The Territorial Air Force (Hardback)
The RAF's Voluntary Squadrons, 1926–1957
To date, little has been written about the Territorial Air Force as a voluntary military organisation and no sustained analysis of its recruitment and social composition undertaken. Made up of three different parts, the Auxiliary Air Force, the Special Reserve and the Royal Air Force Volunteer Reserve, these three separate and different groups have not featured significantly in existing literature.
Current historiography of the AAF and SR is dominated by the experiences of Nos. 600 and 601 Squadrons, which were based in London, and presents a popular image of a gentlemen’s flying club, whilst that of the RAFVR presents an image of a much more egalitarian institution, intended to be a citizens’ air force.
This book will present the history of the Territorial Air Force from its creation in the early 1920s until 1957. It will consider the ideas behind the formation of two different types of reserve for the RAF and it will examine the way in which men were recruited for the three different groups.
Woven throughout the text will be an analysis of how the volunteers joined, and what kinds of men were accepted into the organisations as both pilots and officers. It will also analyse the influences class and social status had on recruitment in the run up to the Second World War. It will explore the key differences between the Auxiliary squadrons and the SR squadrons, as well as the main reasons for the idea of merging the SR squadrons into the AAF squadrons. It will briefly discuss the newly formed University Air Squadrons which were set up to promote “air mindedness” and to stimulate an interest and research on matters aeronautical.

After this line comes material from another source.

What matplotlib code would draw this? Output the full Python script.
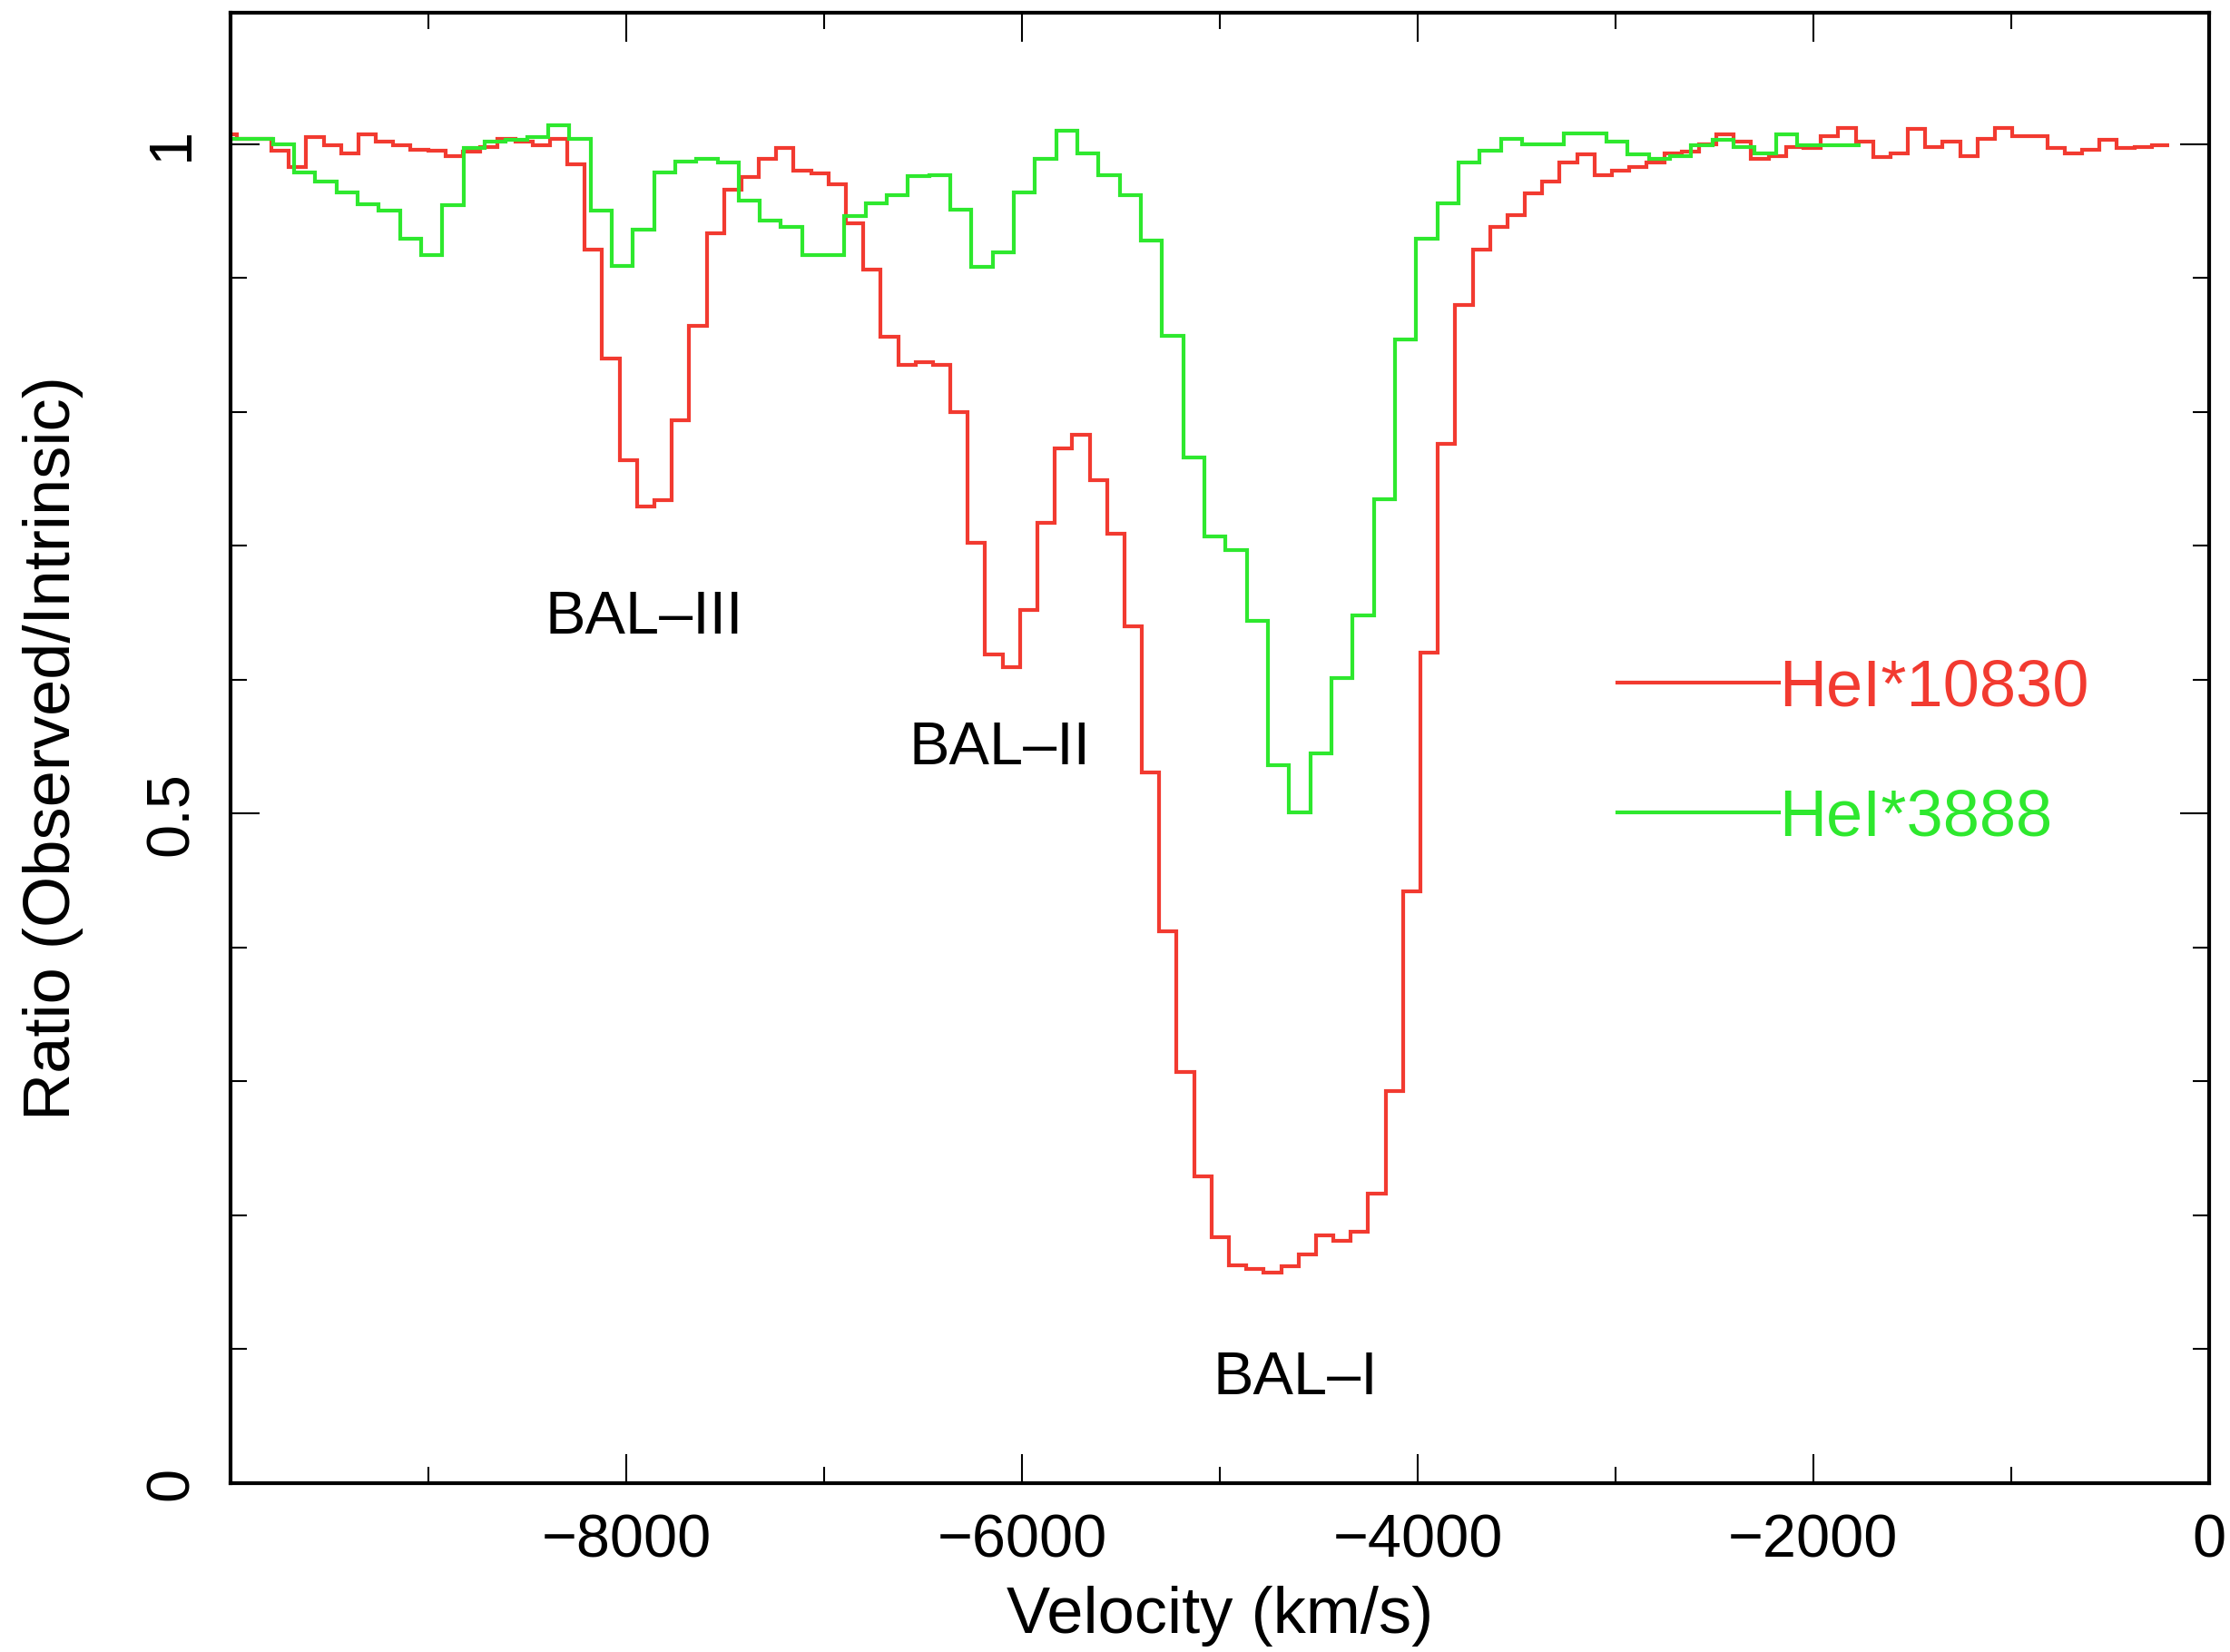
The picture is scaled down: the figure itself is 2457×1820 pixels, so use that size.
import numpy as np
import matplotlib
matplotlib.use("Agg")
import matplotlib.pyplot as plt
from matplotlib.ticker import MultipleLocator, FixedLocator

plt.rcParams['font.family'] = ['Liberation Sans', 'DejaVu Sans']

# HeI*10830 ratio, bins of 88 km/s starting at -10058 km/s
red_start, red_bin = -10058, 88
red_values = [
    1.007, 1.004, 1.004, 0.995, 0.983, 1.005, 0.999, 0.993, 1.007, 1.002,
    0.999, 0.996, 0.995, 0.991, 0.994, 0.998, 1.004, 1.002, 0.999, 1.004,
    0.985, 0.921, 0.840, 0.764, 0.729, 0.734, 0.794, 0.864, 0.933, 0.966,
    0.975, 0.989, 0.997, 0.980, 0.978, 0.970, 0.941, 0.906, 0.856, 0.835,
    0.837, 0.835, 0.800, 0.702, 0.619, 0.609, 0.652, 0.717, 0.773, 0.783,
    0.749, 0.709, 0.640, 0.531, 0.412, 0.307, 0.229, 0.184, 0.163, 0.160,
    0.157, 0.162, 0.171, 0.185, 0.181, 0.188, 0.216, 0.293, 0.442, 0.620,
    0.776, 0.880, 0.921, 0.938, 0.947, 0.963, 0.972, 0.986, 0.992, 0.977,
    0.980, 0.983, 0.986, 0.993, 0.994, 1.000, 1.007, 1.002, 0.989, 0.991,
    0.998, 0.997, 1.006, 1.012, 1.002, 0.990, 0.993, 1.011, 0.998, 1.002,
    0.991, 1.004, 1.012, 1.006, 1.006, 0.997, 0.993, 0.996, 1.003, 0.997,
    0.998, 0.999,
]

# HeI*3888 ratio, bins of 107 km/s starting at -10000 km/s
green_start, green_bin = -10000, 107
green_values = [
    1.004, 1.004, 1.000, 0.979, 0.972, 0.964, 0.955, 0.950, 0.929, 0.917,
    0.954, 0.997, 1.002, 1.003, 1.005, 1.014, 1.004, 0.950, 0.909, 0.936,
    0.979, 0.987, 0.989, 0.986, 0.958, 0.943, 0.938, 0.917, 0.917, 0.946,
    0.956, 0.962, 0.976, 0.977, 0.951, 0.908, 0.919, 0.964, 0.989, 1.010,
    0.993, 0.977, 0.962, 0.928, 0.857, 0.766, 0.707, 0.697, 0.644, 0.536,
    0.501, 0.545, 0.601, 0.648, 0.735, 0.854, 0.929, 0.956, 0.986, 0.995,
    1.004, 1.000, 1.000, 1.008, 1.008, 1.002, 0.992, 0.989, 0.991, 0.999,
    1.003, 0.998, 0.993, 1.007, 0.999, 0.999, 0.999,
]

labels = ['BAL\u2013III', 'BAL\u2013II', 'BAL\u2013I']
label_x = [-7912, -6112, -4618]
label_y = [0.646, 0.548, 0.078]

red_col = '#f23a30'
green_col = '#2ee82e'

red_edges = red_start + red_bin * np.arange(len(red_values) + 1)
green_edges = green_start + green_bin * np.arange(len(green_values) + 1)

fig = plt.figure(figsize=(24.57, 18.2), dpi=100)
ax = fig.add_axes([0.1034, 0.1022, 0.8872, 0.8901])

ax.stairs(red_values, red_edges, baseline=None, color=red_col, lw=3.0, label='HeI*10830')
ax.stairs(green_values, green_edges, baseline=None, color=green_col, lw=3.0, label='HeI*3888')

for t, x, y in zip(labels, label_x, label_y):
    ax.text(x, y, t, fontsize=48, ha='center', va='center')

ax.set_xlim(-10000, 0)
ax.set_ylim(0, 1.098)
ax.xaxis.set_major_locator(FixedLocator([-8000, -6000, -4000, -2000, 0]))
ax.xaxis.set_minor_locator(MultipleLocator(1000))
ax.yaxis.set_major_locator(FixedLocator([0, 0.5, 1]))
ax.yaxis.set_minor_locator(MultipleLocator(0.1))
ax.set_yticklabels(['0', '0.5', '1'])

ax.tick_params(which='both', direction='in', top=True, right=True, width=1.5,
               labelsize=48)
ax.tick_params(which='major', length=23)
ax.tick_params(which='minor', length=13)
ax.tick_params(axis='x', pad=24)
ax.tick_params(axis='y', pad=24)
for lab in ax.get_yticklabels():
    lab.set_rotation(90)
    lab.set_va('center')

for s in ax.spines.values():
    s.set_linewidth(3)

ax.set_xlabel('Velocity (km/s)', fontsize=52, labelpad=13)
ax.set_ylabel('Ratio (Observed/Intrinsic)', fontsize=52, labelpad=48)

ax.legend(loc='center left', bbox_to_anchor=(0.701, 0.496), frameon=False,
          fontsize=52, handlelength=2.46, handletextpad=0, labelspacing=1.05,
          borderpad=0, borderaxespad=0, labelcolor='linecolor')

fig.savefig('out.png', dpi=100)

Military voluntarism continued to play a key role in the defence of twentieth-century Britain, but the underlying tensions and weaknesses associated with a class-based voluntary culture meant that the TAF had to change in response to new pressures. Class ceased to be the key determining factor in the recruitment of officers as the organisations faced new challenges. Within both the AAF and the RAFVR the pre-war impression of a gentlemen’s flying club finally gave way to a more meritocratic culture in the post-war world.